I would go for the school that gives you the best feeling and hope you can judge well for your child/children. Whether state or private.
My colleague's DD just got her state-school GCSE results, 6A* and 4A. Hardly a disaster.
The state secondary DD most likely will attend is under the best 50 secondaries in SE England. They sent girls to Oxbridge.
We moved house to get DD into a good school, increased the mortgage to buy the same space in better distance to schools. All state, 3 outstanding, two good. Another secondary (we are out distance wide) is outstanding and also has great results.
Get your research done before you jump.
One other thing: my sister has three girls, all three have very different school results, attending all the same school until GCSE level. I am sure in the beginning of primary there were no differences visible.
And - just because a school is good doesn't mean the child will get great results, there is still the issue that not all children do equally academically. Just because DD most likely will attend a great secondary doesn't mean she will go to Oxbridge.
We are at the end of the process with DD leaving school last term, but at the start had to make a similar (London) decision. Choices were:
1. To move and spend more time commuting, ie less time with DC. Plus harder to get a well paid job when I went back to work.
2. Get religion.
3. Pay for the key bits. In our area that would be 11-16 but in other areas with selective state secondaries it could be 8-11. And then supplement by tutoring. People leave London asll the time so in parallel keep your name on the wait list for your preferred school.
4. Cut down on everything and pay from the get-go. It is possible, and honestly I dont think we really missed out by having cheaper holidays, a hand-me-down car or a scruffy house, and at the end we have more pension and it is fun to suddenly have a bit of spare money.
I think it would be foolish to limit your family on the basis of school choice. Honestly, and no great insight here, private schools have bad outcomes and state schools have good ones, though in our case our DC loved their schooling and we would make the same decisions again.
And very few in London will emerge still on the moral high ground. Posting about your principles will not make you many friends. I remember NCT friends boasting about how they would never consider private, then rushing off to church, employing tutors or visiting estate agents. Everyone makes their own choices, usually based on what they consider best for their own children.
Welcome to the world! We all go through life having to make decisions based upon our circumstances. It all depends what you value above all else, and there is life outside London you know!
Don't expect much sympathy here.
I'm surprised that you're surprised. Did you honestly think that from buying a house, then trying for a baby, having a baby, baby getting to school age (so maybe at least 6 years), nothing would happen? Have you not seen the news every March when school places are awarded and the hoohah about "not getting any of my 5 choices" or "forced to get 3 buses" stories?

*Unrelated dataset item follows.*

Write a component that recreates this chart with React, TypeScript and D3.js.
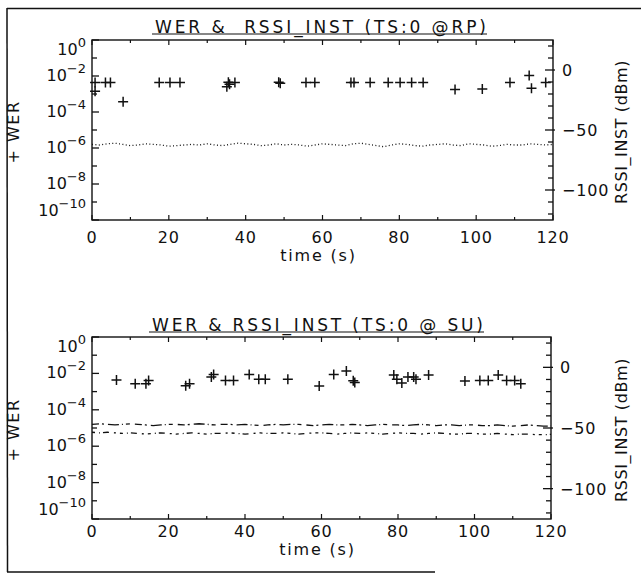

We were in exactly the same situation - didn't really look into schools when we bought (no plans for children at that point) but knew we'd have to move (or pay privately) as soon as we started making enquiries. Moved, and doubled our mortgage in the process. We're in the North West. Thousands of families go through the exact same decision making process when children come along, so your story isn't unique.
Ultimately you make the decision which is right for you. However, your dismissal of state education based on an anecdote from your uncle, about girls who went to school years apart, is ridiculous. A very large proportion of the top schools are state schools - even according to results - but school is about so much more than results. You don't say anything about whether the girls were happy, whether they felt pressured to achieve, whether they had the opportunity to play sports for the school, had local friends. Just that one got Cs and one got As. There is so much more to it than that.